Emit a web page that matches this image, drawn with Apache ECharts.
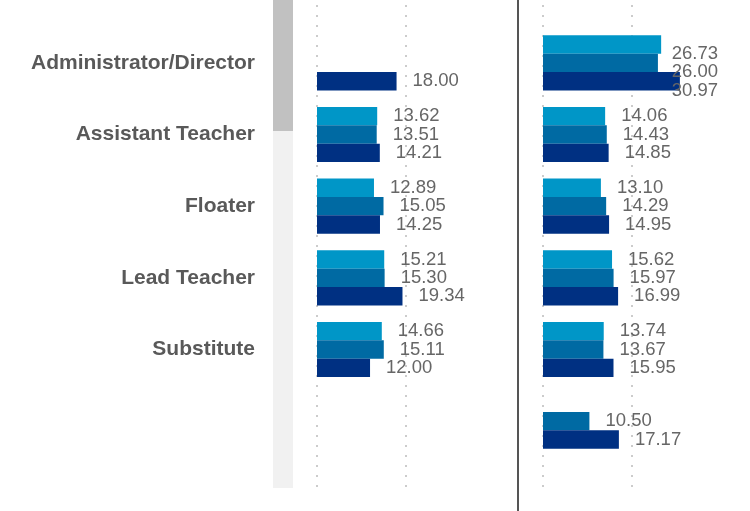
<!DOCTYPE html>
<html>
<head>
<meta charset="utf-8">
<script src="https://cdn.jsdelivr.net/npm/echarts@6/dist/echarts.min.js"></script>
<style>
  html, body { margin: 0; padding: 0; background: #fff; }
  #chart { width: 750px; height: 511px; }
</style>
</head>
<body>
<div id="chart"></div>
<script>
// categories (last row has no label)
const roles = ['Administrator/Director', 'Assistant Teacher', 'Floater', 'Lead Teacher', 'Substitute', ''];

// left panel
const leftLight = [null, 13.62, 12.89, 15.21, 14.66, null];
const leftMid   = [null, 13.51, 15.05, 15.30, 15.11, null];
const leftDark  = [18.00, 14.21, 14.25, 19.34, 12.00, null];

// right panel
const rightLight = [26.73, 14.06, 13.10, 15.62, 13.74, null];
const rightMid   = [26.00, 14.43, 14.29, 15.97, 13.67, 10.50];
const rightDark  = [30.97, 14.85, 14.95, 16.99, 15.95, 17.17];

// dotted guide lines
const gridTicks = [0, 20];

const colors = ['#0096c7', '#006aa3', '#003082'];
const pxPerUnit = 4.42;
const labelLimit = 718; // labels never pass this x

var chart = echarts.init(document.getElementById('chart'));

function barSeries(data, color, xi, yi) {
  return {
    type: 'bar',
    data: data,
    xAxisIndex: xi,
    yAxisIndex: yi,
    barWidth: 18.4,
    barGap: '0%',
    itemStyle: { color: color },
    label: {
      show: true,
      position: 'right',
      distance: 16,
      formatter: p => p.value == null ? '' : Number(p.value).toFixed(2),
      color: '#666',
      fontSize: 18.5,
      fontFamily: 'Liberation Sans, Arial, sans-serif'
    },
    labelLayout: function (params) {
      var r = params.labelRect;
      if (r.x + r.width > labelLimit) {
        return { x: labelLimit - r.width };
      }
      return {};
    }
  };
}

var dotted = { color: '#cccccc', width: 2, type: [2, 8] };

var option = {
  animation: false,
  grid: [
    // bar areas
    { left: 317, top: 27, width: 45 * pxPerUnit, height: 430 },
    { left: 543, top: 27, width: 46.8 * pxPerUnit, height: 430 },
    // dotted guide areas
    { left: 317, top: 5, width: gridTicks[1] * pxPerUnit, height: 483 },
    { left: 543, top: 5, width: gridTicks[1] * pxPerUnit, height: 483 }
  ],
  xAxis: [
    { gridIndex: 0, type: 'value', min: 0, max: 45, show: false },
    { gridIndex: 1, type: 'value', min: 0, max: 46.8, show: false },
    { gridIndex: 2, type: 'value', min: gridTicks[0], max: gridTicks[1], interval: 20,
      axisLine: { show: false }, axisTick: { show: false }, axisLabel: { show: false },
      splitLine: { show: true, lineStyle: dotted } },
    { gridIndex: 3, type: 'value', min: gridTicks[0], max: gridTicks[1], interval: 20,
      axisLine: { show: false }, axisTick: { show: false }, axisLabel: { show: false },
      splitLine: { show: true, lineStyle: dotted } }
  ],
  yAxis: [
    { gridIndex: 0, type: 'category', data: roles, inverse: true,
      axisLine: { show: false }, axisTick: { show: false },
      axisLabel: { margin: 62, fontSize: 21, fontWeight: 'bold', color: '#595959',
                   padding: [5, 0, 0, 0],
                   fontFamily: 'Liberation Sans, Arial, sans-serif' } },
    { gridIndex: 1, type: 'category', data: roles, inverse: true, show: false },
    { gridIndex: 2, type: 'value', show: false, min: 0, max: 1 },
    { gridIndex: 3, type: 'value', show: false, min: 0, max: 1 }
  ],
  graphic: [
    // scrollbar track and thumb
    { type: 'rect', shape: { x: 273, y: 0, width: 20, height: 488 }, style: { fill: '#f1f1f1' } },
    { type: 'rect', shape: { x: 273, y: 0, width: 20, height: 131 }, style: { fill: '#c1c1c1' } },
    // panel divider
    { type: 'line', shape: { x1: 518, y1: 0, x2: 518, y2: 511 }, style: { stroke: '#555', lineWidth: 2 } }
  ],
  series: [
    barSeries(leftLight, colors[0], 0, 0),
    barSeries(leftMid, colors[1], 0, 0),
    barSeries(leftDark, colors[2], 0, 0),
    barSeries(rightLight, colors[0], 1, 1),
    barSeries(rightMid, colors[1], 1, 1),
    barSeries(rightDark, colors[2], 1, 1)
  ]
};

chart.setOption(option);
</script>
</body>
</html>
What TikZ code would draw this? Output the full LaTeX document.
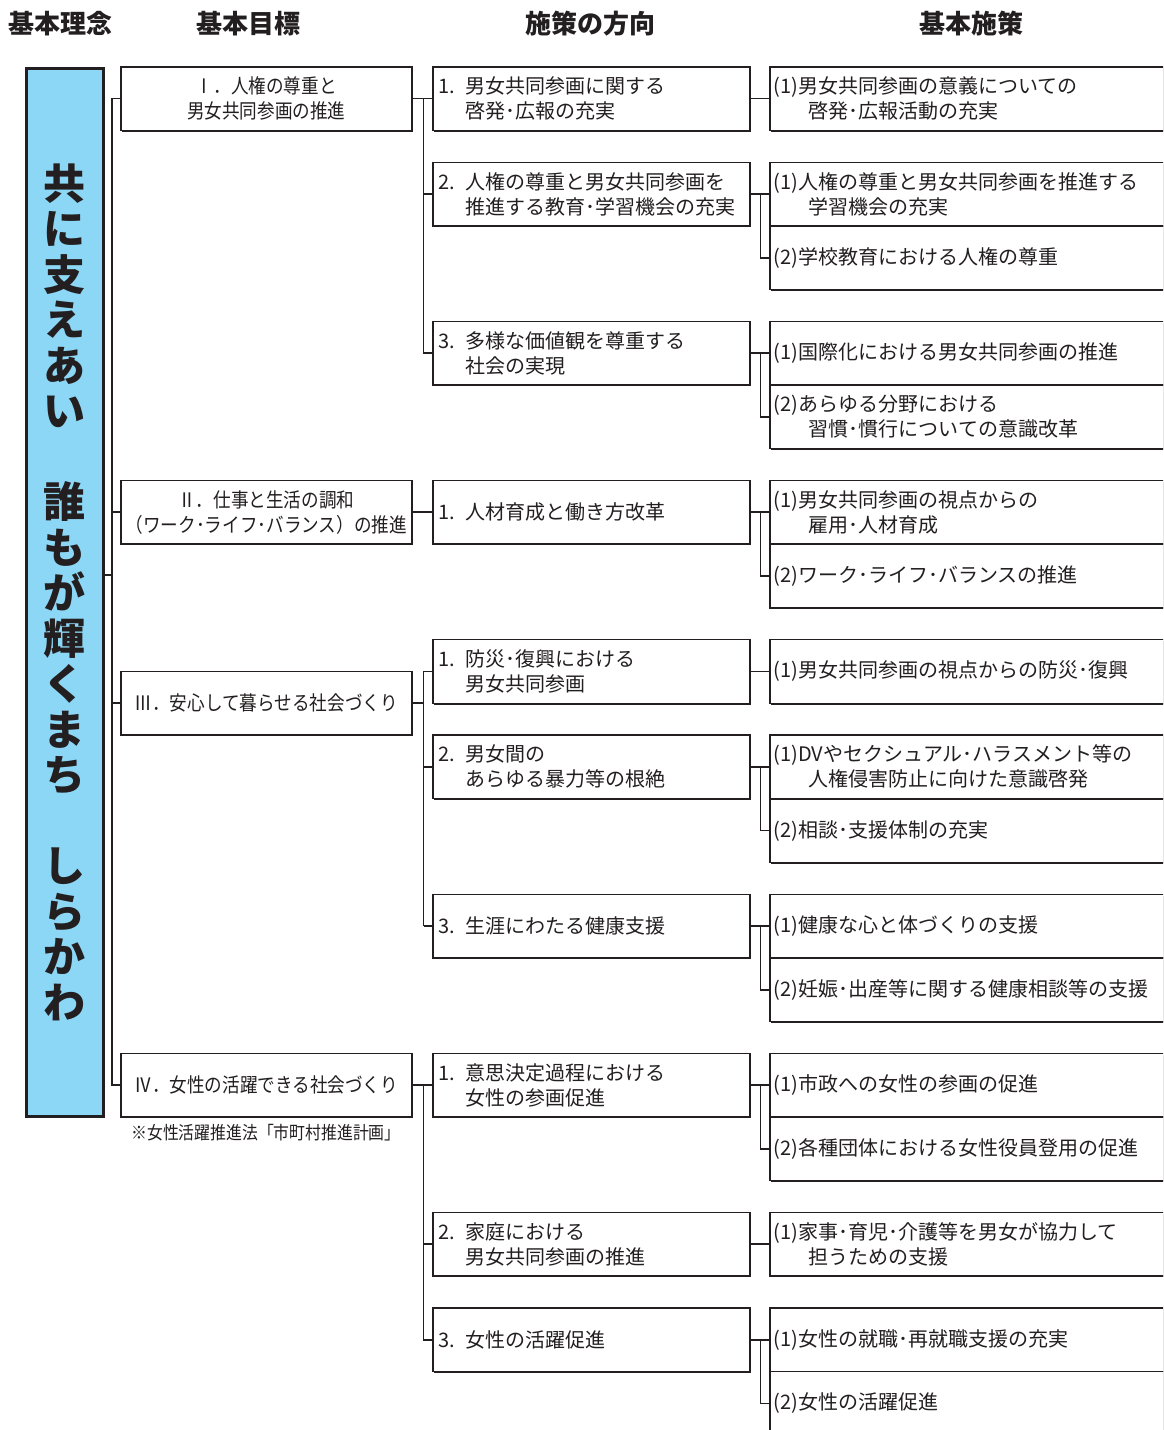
\documentclass[tikz,border=0pt]{standalone}
\usepackage{fontspec}
\setmainfont{Noto Sans CJK JP}
\newfontfamily\jpc[FakeStretch=0.88]{Noto Sans CJK JP}
\usetikzlibrary{shadows}
\definecolor{ink}{RGB}{35,31,32}
\definecolor{sky}{RGB}{140,215,245}
\newcommand\dtwo[3]{\makebox[27pt][l]{#1}#2\\\hspace*{27pt}#3}
\newcommand\done[2]{\makebox[27pt][l]{#1}#2}
\newcommand\ptwo[3]{#1#2\\\hspace*{35pt}#3}
\tikzset{
  box/.style={draw=ink, line width=1.5pt, fill=white, text=ink,
    drop shadow={shadow xshift=1.3pt, shadow yshift=-1.3pt, fill=ink, opacity=1},
    minimum height=63.65pt, inner ysep=0pt, anchor=north west,
    font=\fontsize{20}{25}\selectfont},
  gbox/.style={box, minimum width=291pt, text width=283pt, inner xsep=4pt, align=center,
    font=\jpc\fontsize{20}{25}\selectfont},
  dbox/.style={box, minimum width=317pt, text width=306pt, inner xsep=5.5pt, align=left},
  pbox/.style={box, minimum width=430pt, text width=423pt, inner xsep=4pt, align=left},
  conn/.style={draw=ink, line width=1.7pt},
  head/.style={text=ink, font=\bfseries\fontsize{26}{30}\selectfont}
}
\begin{document}
\begin{tikzpicture}[x=1pt,y=-1pt]
\useasboundingbox (0,0) rectangle (1163,1430);
\clip (0,0) rectangle (1163,1430);
\fill[white] (0,0) rectangle (1163,1430);

% headers
\node[head] (h1) at (61,24) {基本理念};
\node[head] (h2) at (248,24) {基本目標};
\node[head] (h3) at (590,24) {施策の方向};
\node[head] (h4) at (971,24) {基本施策};

% blue bar
\node[draw=ink, line width=3.5pt, fill=sky, minimum width=77pt, minimum height=1048pt,
  anchor=north west, inner sep=0pt, align=center, text=ink,
  font=\bfseries\fontsize{42}{45.5}\selectfont] (bar) at (24.5,66.5)
  {共\\に\\支\\え\\あ\\い\\\mbox{}\\誰\\も\\が\\輝\\く\\ま\\ち\\\mbox{}\\し\\ら\\か\\わ};

% goal boxes
\node[gbox] (g1) at (120,66) {Ⅰ．人権の尊重と\\男女共同参画の推進};
\node[gbox] (g2) at (120,479.7) {Ⅱ．仕事と生活の調和\\（ワーク･ライフ･バランス）の推進};
\node[gbox] (g3) at (120,670.7) {Ⅲ．安心して暮らせる社会づくり};
\node[gbox] (g4) at (120,1052.6) {Ⅳ．女性の活躍できる社会づくり};
\node[text=ink, font=\jpc\fontsize{18}{22}\selectfont] (note) at (266,1133) {※女性活躍推進法「市町村推進計画」};

% direction boxes
\node[dbox] (d11) at (432,66) {\dtwo{1.}{男女共同参画に関する}{啓発･広報の充実}};
\node[dbox] (d12) at (432,161.5) {\dtwo{2.}{人権の尊重と男女共同参画を}{推進する教育･学習機会の充実}};
\node[dbox] (d13) at (432,320.6) {\dtwo{3.}{多様な価値観を尊重する}{社会の実現}};
\node[dbox] (d21) at (432,479.7) {\done{1.}{人材育成と働き方改革}};
\node[dbox] (d31) at (432,638.9) {\dtwo{1.}{防災･復興における}{男女共同参画}};
\node[dbox] (d32) at (432,734.3) {\dtwo{2.}{男女間の}{あらゆる暴力等の根絶}};
\node[dbox] (d33) at (432,893.5) {\done{3.}{生涯にわたる健康支援}};
\node[dbox] (d41) at (432,1052.6) {\dtwo{1.}{意思決定過程における}{女性の参画促進}};
\node[dbox] (d42) at (432,1211.7) {\dtwo{2.}{家庭における}{男女共同参画の推進}};
\node[dbox] (d43) at (432,1307.2) {\done{3.}{女性の活躍促進}};

% policy boxes
\node[pbox] (p111) at (769,66) {\ptwo{(1)}{男女共同参画の意義についての}{啓発･広報活動の充実}};
\node[pbox] (p121) at (769,161.5) {\ptwo{(1)}{人権の尊重と男女共同参画を推進する}{学習機会の充実}};
\node[pbox] (p122) at (769,225.1) {(2)学校教育における人権の尊重};
\node[pbox] (p131) at (769,320.6) {(1)国際化における男女共同参画の推進};
\node[pbox] (p132) at (769,384.2) {\ptwo{(2)}{あらゆる分野における}{習慣･慣行についての意識改革}};
\node[pbox] (p211) at (769,479.7) {\ptwo{(1)}{男女共同参画の視点からの}{雇用･人材育成}};
\node[pbox] (p212) at (769,543.4) {(2)ワーク･ライフ･バランスの推進};
\node[pbox] (p311) at (769,638.9) {(1)男女共同参画の視点からの防災･復興};
\node[pbox] (p321) at (769,734.3) {\ptwo{(1)}{DVやセクシュアル･ハラスメント等の}{人権侵害防止に向けた意識啓発}};
\node[pbox] (p322) at (769,798.0) {(2)相談･支援体制の充実};
\node[pbox] (p331) at (769,893.5) {(1)健康な心と体づくりの支援};
\node[pbox] (p332) at (769,957.1) {(2)妊娠･出産等に関する健康相談等の支援};
\node[pbox] (p411) at (769,1052.6) {(1)市政への女性の参画の促進};
\node[pbox] (p412) at (769,1116.3) {(2)各種団体における女性役員登用の促進};
\node[pbox] (p421) at (769,1211.7) {\ptwo{(1)}{家事･育児･介護等を男女が協力して}{担うための支援}};
\node[pbox] (p431) at (769,1307.2) {(1)女性の就職･再就職支援の充実};
\node[pbox] (p432) at (769,1370.9) {(2)女性の活躍促進};

% trunk from bar to goals
\coordinate (tb) at (112,575);
\draw[conn] (g1.west) -- ++(-8,0) coordinate (t1) -- (t1 |- g4.west) -- (g4.west);
\draw[conn] (t1 |- g2.west) -- (g2.west);
\draw[conn] (t1 |- g3.west) -- (g3.west);
\draw[conn] (bar.east |- tb) -- (t1 |- tb);

% goals to directions
\draw[conn] (g1.east) -- (d11.west);
\coordinate (a1) at ([xshift=11pt]g1.east);
\draw[conn] (a1) -- (a1 |- d13.west) -- (d13.west);
\draw[conn] (a1 |- d12.west) -- (d12.west);

\draw[conn] (g2.east) -- (d21.west);

\coordinate (a3) at ([xshift=11pt]g3.east);
\draw[conn] (g3.east) -- (a3);
\draw[conn] (a3 |- d31.west) -- (a3 |- d33.west);
\draw[conn] (a3 |- d31.west) -- (d31.west);
\draw[conn] (a3 |- d32.west) -- (d32.west);
\draw[conn] (a3 |- d33.west) -- (d33.west);

\draw[conn] (g4.east) -- (d41.west);
\coordinate (a4) at ([xshift=11pt]g4.east);
\draw[conn] (a4) -- (a4 |- d43.west) -- (d43.west);
\draw[conn] (a4 |- d42.west) -- (d42.west);

% directions to policies
\draw[conn] (d11.east) -- (p111.west);
\draw[conn] (d12.east) -- (p121.west);
\draw[conn] ([xshift=10pt]d12.east) |- (p122.west);
\draw[conn] (d13.east) -- (p131.west);
\draw[conn] ([xshift=10pt]d13.east) |- (p132.west);
\draw[conn] (d21.east) -- (p211.west);
\draw[conn] ([xshift=10pt]d21.east) |- (p212.west);
\draw[conn] (d31.east) -- (p311.west);
\draw[conn] (d32.east) -- (p321.west);
\draw[conn] ([xshift=10pt]d32.east) |- (p322.west);
\draw[conn] (d33.east) -- (p331.west);
\draw[conn] ([xshift=10pt]d33.east) |- (p332.west);
\draw[conn] (d41.east) -- (p411.west);
\draw[conn] ([xshift=10pt]d41.east) |- (p412.west);
\draw[conn] (d42.east) -- (p421.west);
\draw[conn] (d43.east) -- (p431.west);
\draw[conn] ([xshift=10pt]d43.east) |- (p432.west);
\end{tikzpicture}
\end{document}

§

Repeat, exactly and in full, each line from the start of the data to the line that contains "const roles = ['Administrator/Director', 'Assistant". Pictures do not go in.

• SOLUTION:
Emit a web page that matches this image, drawn with Apache ECharts.
<!DOCTYPE html>
<html>
<head>
<meta charset="utf-8">
<script src="https://cdn.jsdelivr.net/npm/echarts@6/dist/echarts.min.js"></script>
<style>
  html, body { margin: 0; padding: 0; background: #fff; }
  #chart { width: 750px; height: 511px; }
</style>
</head>
<body>
<div id="chart"></div>
<script>
// categories (last row has no label)
const roles = ['Administrator/Director', 'Assistant Teacher', 'Floater', 'Lead Teacher', 'Substitute', ''];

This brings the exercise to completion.